_Raw data_:
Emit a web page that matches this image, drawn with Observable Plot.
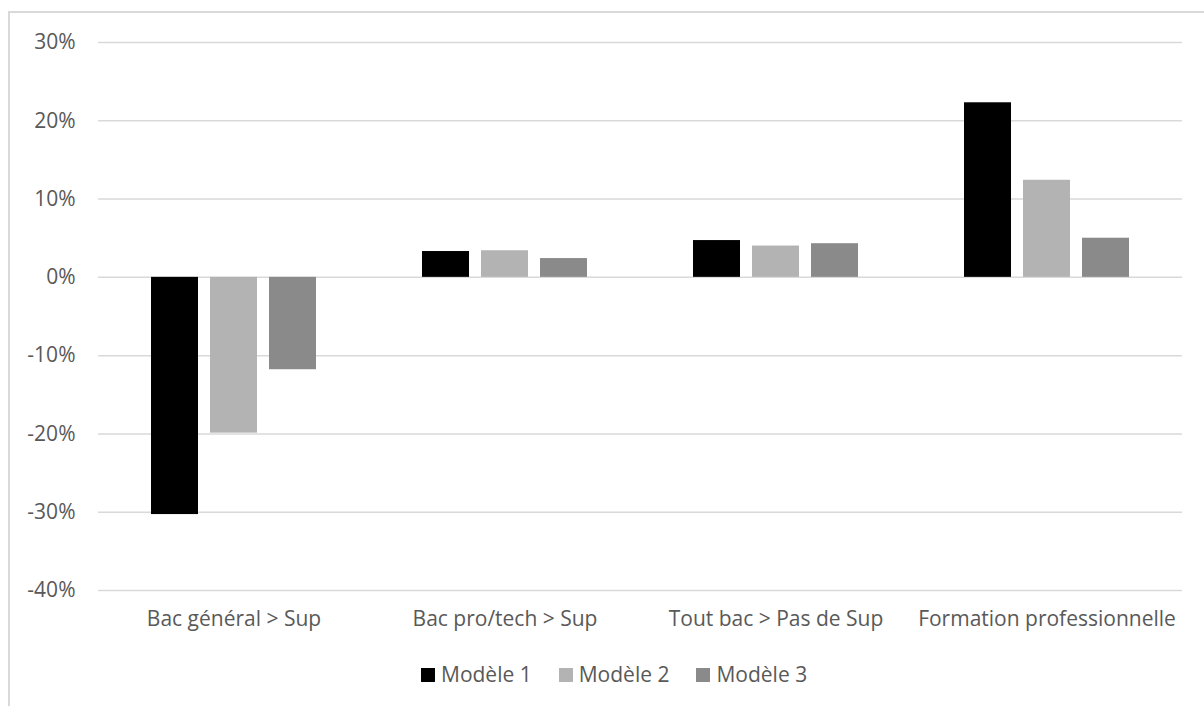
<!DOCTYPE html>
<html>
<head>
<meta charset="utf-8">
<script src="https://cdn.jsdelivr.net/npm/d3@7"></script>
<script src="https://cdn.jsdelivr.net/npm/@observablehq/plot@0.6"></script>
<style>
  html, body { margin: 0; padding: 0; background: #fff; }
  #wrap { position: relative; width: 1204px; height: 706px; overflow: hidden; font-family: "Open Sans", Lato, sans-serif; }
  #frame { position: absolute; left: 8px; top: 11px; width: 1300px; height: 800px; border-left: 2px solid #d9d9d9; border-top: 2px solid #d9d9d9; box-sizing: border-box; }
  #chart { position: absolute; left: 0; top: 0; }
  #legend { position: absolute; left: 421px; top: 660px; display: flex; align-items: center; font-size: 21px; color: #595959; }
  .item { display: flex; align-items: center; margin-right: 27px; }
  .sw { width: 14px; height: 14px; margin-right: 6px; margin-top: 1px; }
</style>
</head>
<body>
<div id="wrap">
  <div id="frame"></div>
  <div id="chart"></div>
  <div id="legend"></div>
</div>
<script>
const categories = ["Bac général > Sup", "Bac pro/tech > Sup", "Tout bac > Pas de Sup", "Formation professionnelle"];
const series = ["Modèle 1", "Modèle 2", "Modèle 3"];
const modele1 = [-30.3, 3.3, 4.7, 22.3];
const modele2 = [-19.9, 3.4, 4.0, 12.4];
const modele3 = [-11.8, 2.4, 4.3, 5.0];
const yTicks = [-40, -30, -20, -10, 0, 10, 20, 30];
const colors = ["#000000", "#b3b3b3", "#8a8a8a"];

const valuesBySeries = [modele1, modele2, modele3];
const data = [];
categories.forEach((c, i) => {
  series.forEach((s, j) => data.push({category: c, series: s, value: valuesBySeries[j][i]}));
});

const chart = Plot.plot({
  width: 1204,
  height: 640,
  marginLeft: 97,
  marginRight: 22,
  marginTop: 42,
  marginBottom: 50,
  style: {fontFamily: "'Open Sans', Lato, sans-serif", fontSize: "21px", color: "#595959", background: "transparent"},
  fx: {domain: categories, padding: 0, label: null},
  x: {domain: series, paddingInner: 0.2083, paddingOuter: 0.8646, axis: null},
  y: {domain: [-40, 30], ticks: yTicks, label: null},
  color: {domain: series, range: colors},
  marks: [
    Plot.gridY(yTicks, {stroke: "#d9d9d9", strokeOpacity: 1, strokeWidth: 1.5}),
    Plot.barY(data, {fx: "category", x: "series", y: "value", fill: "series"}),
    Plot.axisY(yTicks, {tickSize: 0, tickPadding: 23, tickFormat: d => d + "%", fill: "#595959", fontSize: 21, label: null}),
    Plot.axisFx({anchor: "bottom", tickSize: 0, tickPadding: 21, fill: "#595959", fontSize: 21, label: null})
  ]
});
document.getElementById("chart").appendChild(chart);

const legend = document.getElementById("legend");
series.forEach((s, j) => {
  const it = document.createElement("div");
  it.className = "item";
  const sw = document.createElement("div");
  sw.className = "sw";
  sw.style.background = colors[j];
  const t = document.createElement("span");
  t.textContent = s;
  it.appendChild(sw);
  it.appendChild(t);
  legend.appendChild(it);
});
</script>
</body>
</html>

_What the exercise asks_:
Reproduce the full listing above verbatim, with no pictures included.

_Problem solution_:
Emit a web page that matches this image, drawn with Observable Plot.
<!DOCTYPE html>
<html>
<head>
<meta charset="utf-8">
<script src="https://cdn.jsdelivr.net/npm/d3@7"></script>
<script src="https://cdn.jsdelivr.net/npm/@observablehq/plot@0.6"></script>
<style>
  html, body { margin: 0; padding: 0; background: #fff; }
  #wrap { position: relative; width: 1204px; height: 706px; overflow: hidden; font-family: "Open Sans", Lato, sans-serif; }
  #frame { position: absolute; left: 8px; top: 11px; width: 1300px; height: 800px; border-left: 2px solid #d9d9d9; border-top: 2px solid #d9d9d9; box-sizing: border-box; }
  #chart { position: absolute; left: 0; top: 0; }
  #legend { position: absolute; left: 421px; top: 660px; display: flex; align-items: center; font-size: 21px; color: #595959; }
  .item { display: flex; align-items: center; margin-right: 27px; }
  .sw { width: 14px; height: 14px; margin-right: 6px; margin-top: 1px; }
</style>
</head>
<body>
<div id="wrap">
  <div id="frame"></div>
  <div id="chart"></div>
  <div id="legend"></div>
</div>
<script>
const categories = ["Bac général > Sup", "Bac pro/tech > Sup", "Tout bac > Pas de Sup", "Formation professionnelle"];
const series = ["Modèle 1", "Modèle 2", "Modèle 3"];
const modele1 = [-30.3, 3.3, 4.7, 22.3];
const modele2 = [-19.9, 3.4, 4.0, 12.4];
const modele3 = [-11.8, 2.4, 4.3, 5.0];
const yTicks = [-40, -30, -20, -10, 0, 10, 20, 30];
const colors = ["#000000", "#b3b3b3", "#8a8a8a"];

const valuesBySeries = [modele1, modele2, modele3];
const data = [];
categories.forEach((c, i) => {
  series.forEach((s, j) => data.push({category: c, series: s, value: valuesBySeries[j][i]}));
});

const chart = Plot.plot({
  width: 1204,
  height: 640,
  marginLeft: 97,
  marginRight: 22,
  marginTop: 42,
  marginBottom: 50,
  style: {fontFamily: "'Open Sans', Lato, sans-serif", fontSize: "21px", color: "#595959", background: "transparent"},
  fx: {domain: categories, padding: 0, label: null},
  x: {domain: series, paddingInner: 0.2083, paddingOuter: 0.8646, axis: null},
  y: {domain: [-40, 30], ticks: yTicks, label: null},
  color: {domain: series, range: colors},
  marks: [
    Plot.gridY(yTicks, {stroke: "#d9d9d9", strokeOpacity: 1, strokeWidth: 1.5}),
    Plot.barY(data, {fx: "category", x: "series", y: "value", fill: "series"}),
    Plot.axisY(yTicks, {tickSize: 0, tickPadding: 23, tickFormat: d => d + "%", fill: "#595959", fontSize: 21, label: null}),
    Plot.axisFx({anchor: "bottom", tickSize: 0, tickPadding: 21, fill: "#595959", fontSize: 21, label: null})
  ]
});
document.getElementById("chart").appendChild(chart);

const legend = document.getElementById("legend");
series.forEach((s, j) => {
  const it = document.createElement("div");
  it.className = "item";
  const sw = document.createElement("div");
  sw.className = "sw";
  sw.style.background = colors[j];
  const t = document.createElement("span");
  t.textContent = s;
  it.appendChild(sw);
  it.appendChild(t);
  legend.appendChild(it);
});
</script>
</body>
</html>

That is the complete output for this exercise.